--- Task to carry out ---
Copy out all the lines exactly. Omit pictures.

--- Dataset extract ---
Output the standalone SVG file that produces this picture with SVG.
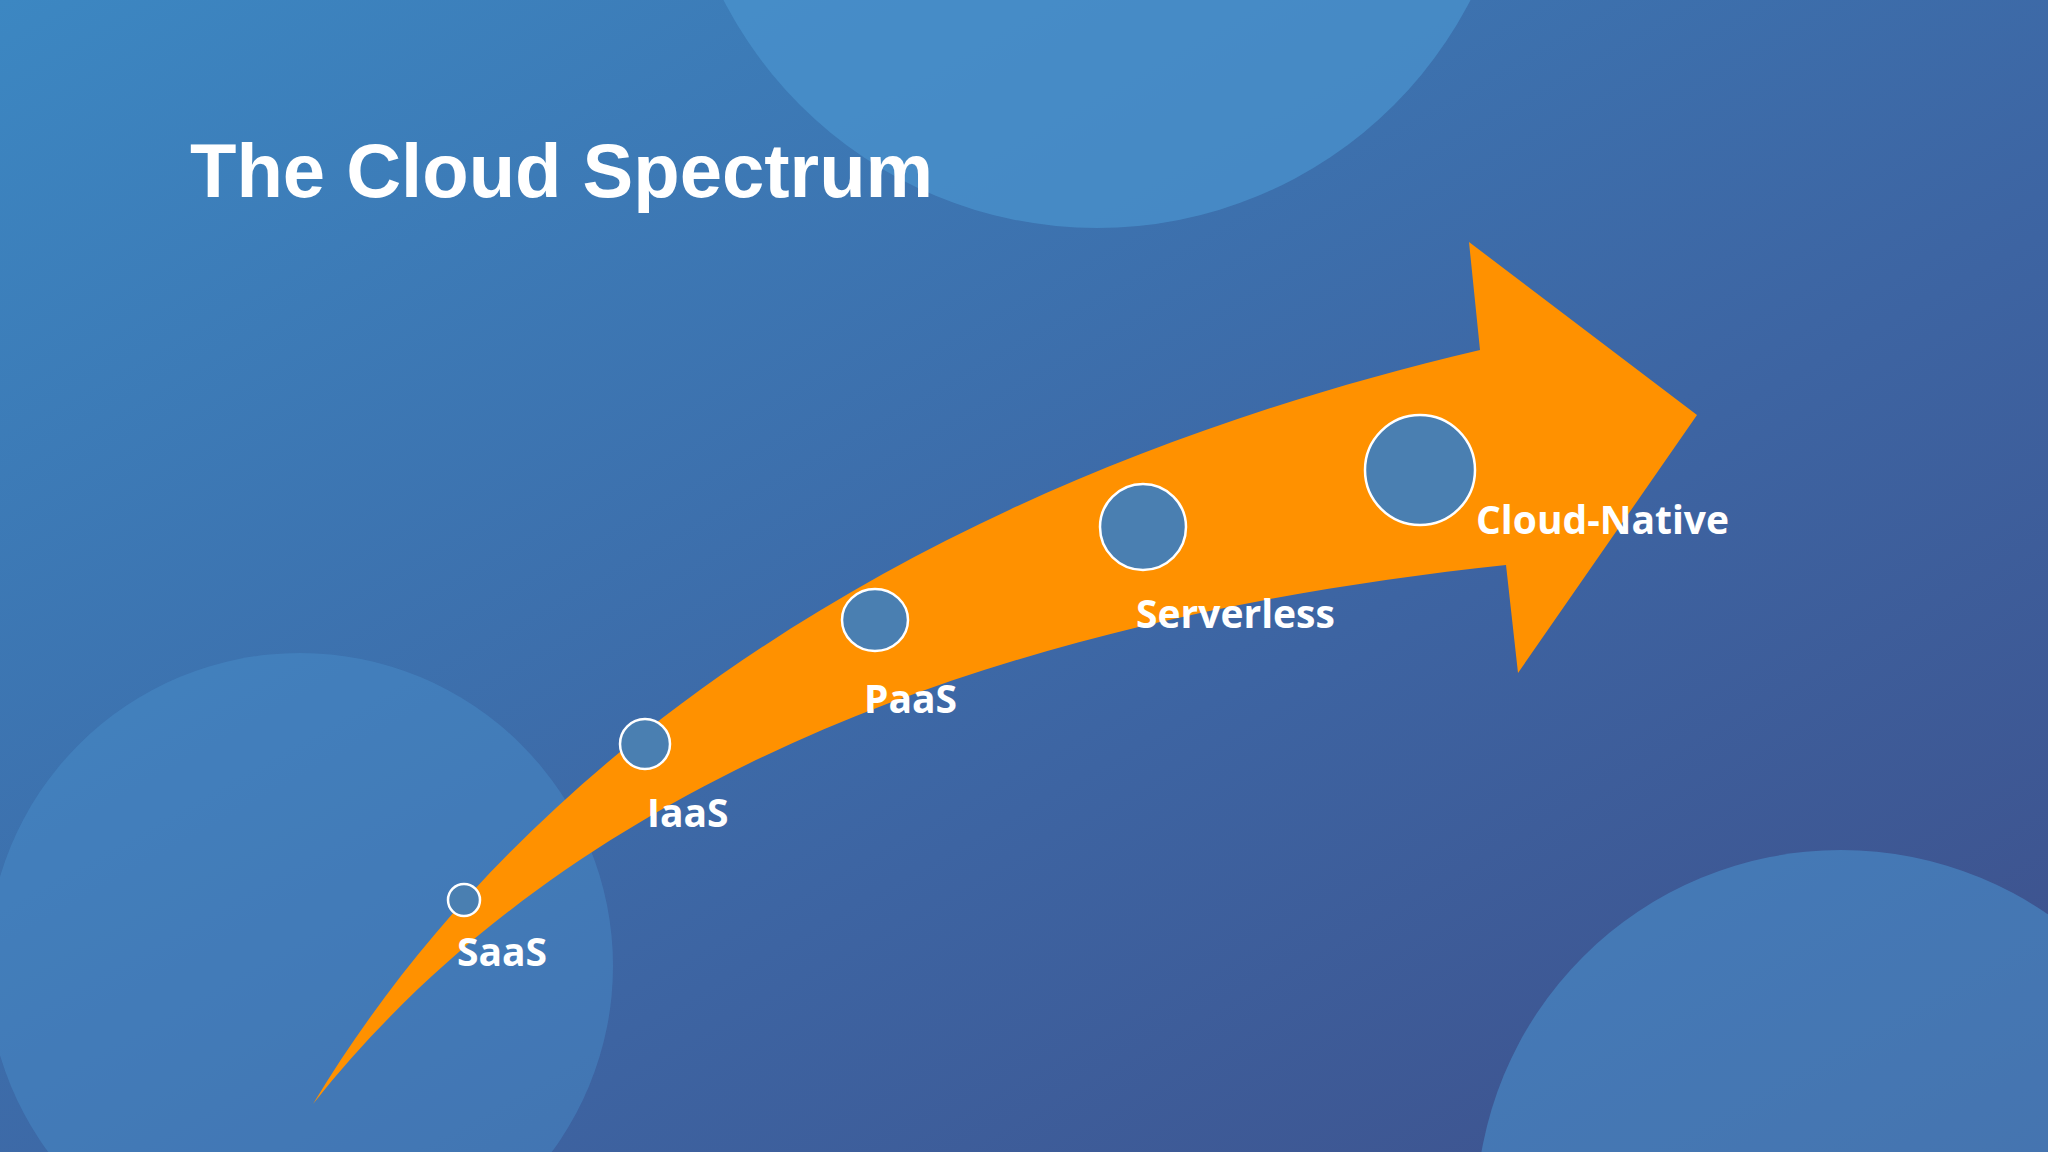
<svg xmlns="http://www.w3.org/2000/svg" width="2048" height="1152" viewBox="0 0 2048 1152">
<defs>
<linearGradient id="bg" x1="0" y1="0" x2="1" y2="1">
<stop offset="0" stop-color="#3c87c2"/>
<stop offset="0.6" stop-color="#3d64a2"/>
<stop offset="1" stop-color="#3e4f8a"/>
</linearGradient>
<style>
.blob{fill:#4a94cf}
.dot{fill:#4a7fb1;stroke:#ffffff;stroke-width:2.5}
.lbl{font-family:"Open Sans","Noto Sans",sans-serif;font-weight:700;font-size:39px;fill:#ffffff}
</style>
</defs>
<rect width="2048" height="1152" fill="url(#bg)"/>
<circle class="blob" cx="1097" cy="-192" r="420" opacity="0.7"/>
<circle class="blob" cx="300" cy="966" r="313" opacity="0.4"/>
<circle class="blob" cx="1841" cy="1215" r="365" opacity="0.55"/>
<text x="190" y="197" font-family="Liberation Sans, Arial, sans-serif" font-weight="700" font-size="76" fill="#ffffff">The Cloud Spectrum</text>
<g id="connectors">
<path d="M313,1104 C522,757 914,483 1480,350 L1469,242 L1697,415 L1518,673 L1506,565 C1045,614 588,757 313,1104 Z" fill="#ff9100"/>
</g>
<g id="saas"><circle class="dot" cx="464" cy="900" r="16"/><text class="lbl" x="457" y="966">SaaS</text></g>
<g id="iaas"><circle class="dot" cx="645" cy="744" r="25"/><text class="lbl" x="647" y="827">IaaS</text></g>
<g id="paas"><ellipse class="dot" cx="875" cy="620" rx="33" ry="31"/><text class="lbl" x="864" y="713">PaaS</text></g>
<g id="serverless"><circle class="dot" cx="1143" cy="527" r="43"/><text class="lbl" x="1136" y="628">Serverless</text></g>
<g id="cloudnative"><circle class="dot" cx="1420" cy="470" r="55"/><text class="lbl" x="1476" y="534">Cloud-Native</text></g>
</svg>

--- Output for this task ---
Output the standalone SVG file that produces this picture with SVG.
<svg xmlns="http://www.w3.org/2000/svg" width="2048" height="1152" viewBox="0 0 2048 1152">
<defs>
<linearGradient id="bg" x1="0" y1="0" x2="1" y2="1">
<stop offset="0" stop-color="#3c87c2"/>
<stop offset="0.6" stop-color="#3d64a2"/>
<stop offset="1" stop-color="#3e4f8a"/>
</linearGradient>
<style>
.blob{fill:#4a94cf}
.dot{fill:#4a7fb1;stroke:#ffffff;stroke-width:2.5}
.lbl{font-family:"Open Sans","Noto Sans",sans-serif;font-weight:700;font-size:39px;fill:#ffffff}
</style>
</defs>
<rect width="2048" height="1152" fill="url(#bg)"/>
<circle class="blob" cx="1097" cy="-192" r="420" opacity="0.7"/>
<circle class="blob" cx="300" cy="966" r="313" opacity="0.4"/>
<circle class="blob" cx="1841" cy="1215" r="365" opacity="0.55"/>
<text x="190" y="197" font-family="Liberation Sans, Arial, sans-serif" font-weight="700" font-size="76" fill="#ffffff">The Cloud Spectrum</text>
<g id="connectors">
<path d="M313,1104 C522,757 914,483 1480,350 L1469,242 L1697,415 L1518,673 L1506,565 C1045,614 588,757 313,1104 Z" fill="#ff9100"/>
</g>
<g id="saas"><circle class="dot" cx="464" cy="900" r="16"/><text class="lbl" x="457" y="966">SaaS</text></g>
<g id="iaas"><circle class="dot" cx="645" cy="744" r="25"/><text class="lbl" x="647" y="827">IaaS</text></g>
<g id="paas"><ellipse class="dot" cx="875" cy="620" rx="33" ry="31"/><text class="lbl" x="864" y="713">PaaS</text></g>
<g id="serverless"><circle class="dot" cx="1143" cy="527" r="43"/><text class="lbl" x="1136" y="628">Serverless</text></g>
<g id="cloudnative"><circle class="dot" cx="1420" cy="470" r="55"/><text class="lbl" x="1476" y="534">Cloud-Native</text></g>
</svg>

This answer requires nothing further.